Monday, November 19, 2012

Best/Worst Playgrounds

Adventure Playground opened in Berkeley California in 1979. It's an outdoor play structure with a multitude of structures to climb and play on. What I find more interesting about this set in particular is the encouragement for a different kind of child creativity, where children are actually able to build and construct different things from their imagination, using a variety of tools and materials found on the grounds themselves - a realization that the designer came to when he saw children playing in the dirt and rubble of post-WWII battle zones. Ultimately, it allows children to imagine and construct their own environments - something which I am looking to do with my own playground design.

The Alexander W. Kemp Playground is another playground that is designed to promote creativity and collaboration. Again containing a multitude of structures to climb and play on, this area also provides children with a number of different other creative materials - such as sand and water. I read a parent comment on the site that spoke about how her child had gotten involved with 10 other children in a project to build a dam for one of the water obstacles on the site - the exact kind of thing that I am trying to promote in my own playground.

The Takino Suzuran Hillside National Park in Japan is a massive play space with both indoor and outdoor play structures. It utilizes a number of different elements in the geography of the landscape - including a huge trampoline built into a hillside, while dividing itself into six distinctive zones, each with its own unique atmosphere. In winter, the outdoor areas become converted into "Takino Snow World," which provides a number of winter-time activities for visitors to the park.
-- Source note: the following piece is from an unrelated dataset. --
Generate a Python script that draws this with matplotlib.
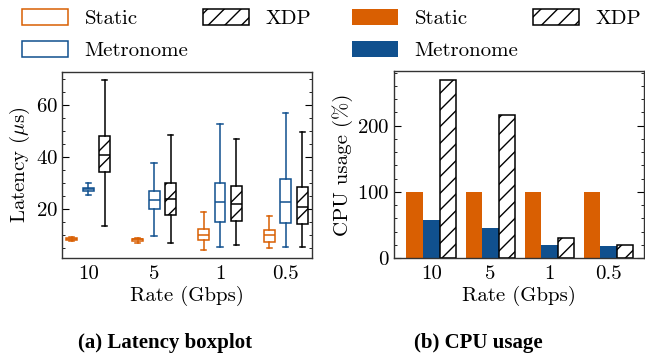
import matplotlib
matplotlib.use('Agg')
import matplotlib.pyplot as plt
from matplotlib.patches import Patch
from matplotlib.ticker import MultipleLocator

plt.rcParams['font.family'] = 'cmr10'
plt.rcParams['mathtext.fontset'] = 'cm'
plt.rcParams['axes.formatter.use_mathtext'] = True
plt.rcParams['hatch.linewidth'] = 1.0

rates = ['10', '5', '1', '0.5']
series = ['Static', 'Metronome', 'XDP']
orange = '#d95f02'
blue = '#10508e'

# latency boxplot stats (us): whislo, q1, med, q3, whishi
static_lat = [(7.5, 8.0, 8.4, 8.8, 9.3), (7.0, 7.6, 8.2, 8.5, 8.8),
              (4.2, 7.8, 10.0, 12.2, 18.8), (4.7, 7.1, 9.7, 11.9, 17.2)]
metro_lat = [(25.1, 26.9, 27.6, 28.1, 29.8), (9.5, 19.9, 23.5, 26.9, 37.4),
             (5.3, 15.0, 22.4, 29.9, 52.4), (5.2, 14.5, 22.6, 31.4, 56.9)]
xdp_lat = [(13.3, 33.9, 40.8, 48.0, 69.3), (6.9, 17.6, 23.6, 30.0, 48.2),
           (5.9, 15.2, 21.9, 28.7, 46.8), (5.2, 14.0, 20.8, 28.2, 49.6)]

# CPU usage (%)
static_cpu = [100, 100, 100, 100]
metro_cpu = [58, 46, 20, 19]
xdp_cpu = [269, 216, 30, 20]

fs = 15

fig = plt.figure(figsize=(6.45, 3.6), dpi=100)
ax1 = fig.add_axes([0.096, 0.283, 0.388, 0.517])
ax2 = fig.add_axes([0.611, 0.283, 0.388, 0.519])


def to_stats(rows):
    return [dict(whislo=r[0], q1=r[1], med=r[2], q3=r[3], whishi=r[4], fliers=[]) for r in rows]


offsets = [-0.25, 0, 0.25]
for k, (data, col) in enumerate(zip([static_lat, metro_lat, xdp_lat], [orange, blue, 'black'])):
    pos = [i + offsets[k] for i in range(len(rates))]
    bp = ax1.bxp(to_stats(data), positions=pos, widths=0.165, capwidths=0.08,
                 patch_artist=True, showfliers=False, manage_ticks=False,
                 boxprops=dict(facecolor='white', edgecolor=col, linewidth=1.1),
                 whiskerprops=dict(color=col, linewidth=1.1),
                 capprops=dict(color=col, linewidth=1.1),
                 medianprops=dict(color=col, linewidth=1.1))
    if k == 2:
        for b in bp['boxes']:
            b.set_hatch('//')

ax1.set_xlim(-0.4, 3.4)
ax1.set_ylim(1, 72.5)
ax1.set_xticks(range(len(rates)))
ax1.set_xticklabels(rates)
ax1.yaxis.set_major_locator(MultipleLocator(20))
ax1.yaxis.set_minor_locator(MultipleLocator(5))
ax1.set_ylabel(r'Latency ($\mu$s)', fontsize=fs, labelpad=3)
ax1.set_xlabel('Rate (Gbps)', fontsize=fs, labelpad=2)

w = 0.28
x = range(len(rates))
ax2.bar([i - w for i in x], static_cpu, w, color=orange, label='Static')
ax2.bar(list(x), metro_cpu, w, color=blue, label='Metronome')
ax2.bar([i + w for i in x], xdp_cpu, w, color='white', edgecolor='black',
        hatch='//', linewidth=1.1, label='XDP')
ax2.set_xlim(-0.63, 3.61)
ax2.set_ylim(0, 282)
ax2.set_xticks(list(x))
ax2.set_xticklabels(rates)
ax2.yaxis.set_major_locator(MultipleLocator(100))
ax2.yaxis.set_minor_locator(MultipleLocator(20))
ax2.set_ylabel('CPU usage (%)', fontsize=fs, labelpad=3)
ax2.set_xlabel('Rate (Gbps)', fontsize=fs, labelpad=2)

for ax in (ax1, ax2):
    ax.tick_params(axis='y', which='both', direction='in', left=True, right=True, labelsize=fs, pad=3)
    ax.tick_params(axis='y', which='major', length=5)
    ax.tick_params(axis='y', which='minor', length=2.5)
    ax.tick_params(axis='x', length=0, labelsize=fs, pad=5)
    for s in ax.spines.values():
        s.set_linewidth(1.0)
        s.set_color('#333333')

leg_kw = dict(ncol=2, loc='upper left', frameon=False, fontsize=fs, handlelength=2.2,
              handleheight=0.8, labelspacing=0.6, columnspacing=0.7, handletextpad=0.8,
              borderaxespad=0, borderpad=0)
h1 = [Patch(facecolor='white', edgecolor=orange, linewidth=1.1),
      Patch(facecolor='white', edgecolor=blue, linewidth=1.1),
      Patch(facecolor='white', edgecolor='black', hatch='//', linewidth=1.1)]
fig.legend(h1, series, bbox_to_anchor=(22 / 645, 1 - 9 / 360), **leg_kw)
h2, l2 = ax2.get_legend_handles_labels()
fig.legend(h2, l2, bbox_to_anchor=(352 / 645, 1 - 9 / 360), **leg_kw)

fig.text(165 / 645, 1 - 343 / 360, '(a) Latency boxplot', ha='center', va='center',
         fontsize=15, fontweight='bold', family='Liberation Serif')
fig.text(478 / 645, 1 - 343 / 360, '(b) CPU usage', ha='center', va='center',
         fontsize=15, fontweight='bold', family='Liberation Serif')

fig.savefig('out.png', dpi=100)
Evidently it's a bit harder to find detailed information on bad playground design, but here we go...

Somehow I think this design is a little self-explanatory as to why it is a bad playground design.

As an architecture student, some designs just speak for themselves. This set in particular might get a chuckle out of small children, and a very confused look out of parents, while not necessarily promoting any of the development attributes that a good playground should be promoting - creativity, physical development, etc.
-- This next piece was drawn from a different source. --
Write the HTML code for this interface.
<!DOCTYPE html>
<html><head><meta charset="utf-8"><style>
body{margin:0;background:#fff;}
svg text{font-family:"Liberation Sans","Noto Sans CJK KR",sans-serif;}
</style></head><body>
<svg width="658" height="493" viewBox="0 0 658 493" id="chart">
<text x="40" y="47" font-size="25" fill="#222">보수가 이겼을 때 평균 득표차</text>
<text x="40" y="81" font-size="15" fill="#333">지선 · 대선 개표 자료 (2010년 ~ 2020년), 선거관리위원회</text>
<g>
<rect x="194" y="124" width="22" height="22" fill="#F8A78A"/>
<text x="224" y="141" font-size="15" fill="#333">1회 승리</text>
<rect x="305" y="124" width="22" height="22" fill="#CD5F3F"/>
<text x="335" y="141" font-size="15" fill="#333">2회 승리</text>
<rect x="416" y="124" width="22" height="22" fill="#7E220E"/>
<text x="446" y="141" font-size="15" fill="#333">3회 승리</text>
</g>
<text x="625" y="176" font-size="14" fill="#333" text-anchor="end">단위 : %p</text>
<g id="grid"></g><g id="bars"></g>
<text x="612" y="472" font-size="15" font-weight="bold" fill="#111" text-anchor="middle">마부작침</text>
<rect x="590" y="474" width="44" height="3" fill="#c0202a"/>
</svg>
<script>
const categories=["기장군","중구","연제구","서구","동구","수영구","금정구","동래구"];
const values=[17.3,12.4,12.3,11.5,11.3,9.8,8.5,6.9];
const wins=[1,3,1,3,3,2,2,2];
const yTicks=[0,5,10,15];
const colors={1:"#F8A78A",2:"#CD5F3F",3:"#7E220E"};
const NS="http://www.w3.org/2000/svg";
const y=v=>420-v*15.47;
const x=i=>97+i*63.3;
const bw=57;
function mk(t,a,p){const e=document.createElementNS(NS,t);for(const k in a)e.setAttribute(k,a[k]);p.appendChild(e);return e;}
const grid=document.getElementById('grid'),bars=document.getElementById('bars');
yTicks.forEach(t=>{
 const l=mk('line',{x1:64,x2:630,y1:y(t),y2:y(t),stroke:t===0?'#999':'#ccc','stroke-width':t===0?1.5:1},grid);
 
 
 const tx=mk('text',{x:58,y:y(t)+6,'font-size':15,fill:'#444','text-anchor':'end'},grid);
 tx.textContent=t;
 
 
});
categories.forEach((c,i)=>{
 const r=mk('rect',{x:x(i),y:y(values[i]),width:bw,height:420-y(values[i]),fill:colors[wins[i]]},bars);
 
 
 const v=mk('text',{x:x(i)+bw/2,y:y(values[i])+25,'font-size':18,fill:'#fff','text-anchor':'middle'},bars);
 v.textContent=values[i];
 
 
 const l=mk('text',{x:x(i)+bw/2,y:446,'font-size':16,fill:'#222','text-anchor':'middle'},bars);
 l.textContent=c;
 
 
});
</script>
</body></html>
A very depressing playground - a small, fenced in area with a single roundabout for the children and a bench for adults. One of the things I'm quickly learning about playground photography is that playgrounds tend to look a lot more fun when you have kids playing on them, as all good playgrounds do. I'm curious as to whether or not a really crappy playground like this could be made to look fun if a bunch of kids were added into the picture doing various creative activities.